The single best pre-sale painting strategy we recommend to Austin homeowners: paint every wall the same warm neutral, all trim bright white, all ceilings white. It sounds boring, but the consistency and brightness make the home feel larger, cleaner, and move-in ready. Buyers respond to that more than anything clever or creative.

Common Color Mistakes We See in Austin

Here are the mistakes we correct most often when homeowners call us for a repaint.

  • Choosing a color from a screen or a one-inch swatch without testing it on the wall. Always test full-size samples.
  • Picking a gray without checking the undertone. Most grays lean purple, blue, or green, and Austin's light makes it obvious.
  • Using the same sheen everywhere. Flat on ceilings, eggshell on walls, semi-gloss on trim is the standard for a reason. Flat on walls shows every handprint and scuff.
  • Going too dark in small rooms without enough light. Dark colors need good natural or artificial light to look rich. In a small, windowless powder room, they just look like a cave.
  • Painting the ceiling the same color as the walls. In most Austin homes, a clean white ceiling (Sherwin-Williams Ceiling Bright White or Benjamin Moore Decorator's White) makes the room feel taller and brighter.
  • Ignoring fixed elements. Your flooring, countertops, tile, and cabinetry are not going anywhere. The wall color has to work with them, not against them.
  • Painting trim the same white as the walls. Even if you want an all-white room, the trim should be a slightly different white or a different sheen so it reads as a distinct element. Semi-gloss white trim against eggshell white walls creates subtle definition.
  • Following online trends without considering your specific home. A color that looks amazing in a Scandinavian-style home with white oak floors and north-facing windows will look completely different in an Austin ranch house with tile floors and west-facing windows.
  • Not painting the front door. The front door is the first color anyone sees. A fresh, intentional front door color, even if the rest of the exterior is staying the same, makes the entire home feel more put-together.

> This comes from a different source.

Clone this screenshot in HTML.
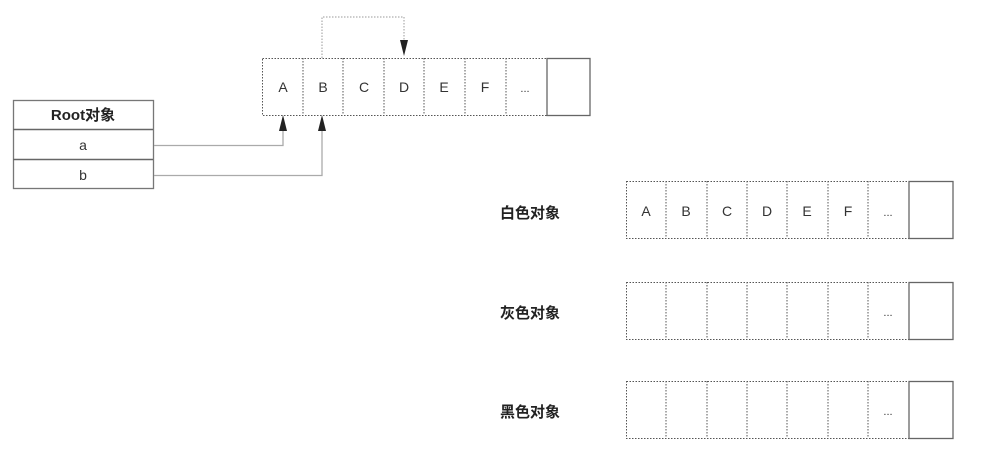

How We Help with Color Selection

We offer free color consultations as part of every interior painting project. We bring large-format color samples to your home so you can see them on your walls, in your light, next to your existing finishes. Large samples reveal undertones that small swatches hide.

We also keep a portfolio of Austin homes we have painted, organized by style and neighborhood, so you can see how specific colors look in homes similar to yours.

Seeing Agreeable Gray in a Tarrytown bungalow versus a Georgetown new-build helps you understand how the same color behaves differently depending on the architecture and light.

If you are struggling with color choices, starting with the large, fixed elements in your home and working backward is the approach that works best. Look at your floors, countertops, and any tile or stone that is staying. Pull colors from those materials and choose a wall color that coordinates rather than competes. It is a simple framework that produces results that feel intentional and cohesive.

Sample Boards vs. Wall Samples

Some paint stores sell peel-and-stick sample boards that you can move around the room. These are better than tiny swatches but not as reliable as painting directly on the wall. The wall surface texture and the primer underneath both affect how the color reads. If you are serious about getting the color right, brush a two-foot-by-two-foot sample directly on the wall and live with it for a couple of days before committing.

Color is personal, and we are not here to talk you out of anything you love. But if you are unsure, we have the experience to steer you toward choices that work well in Austin homes and will make you happy every time you walk through the door.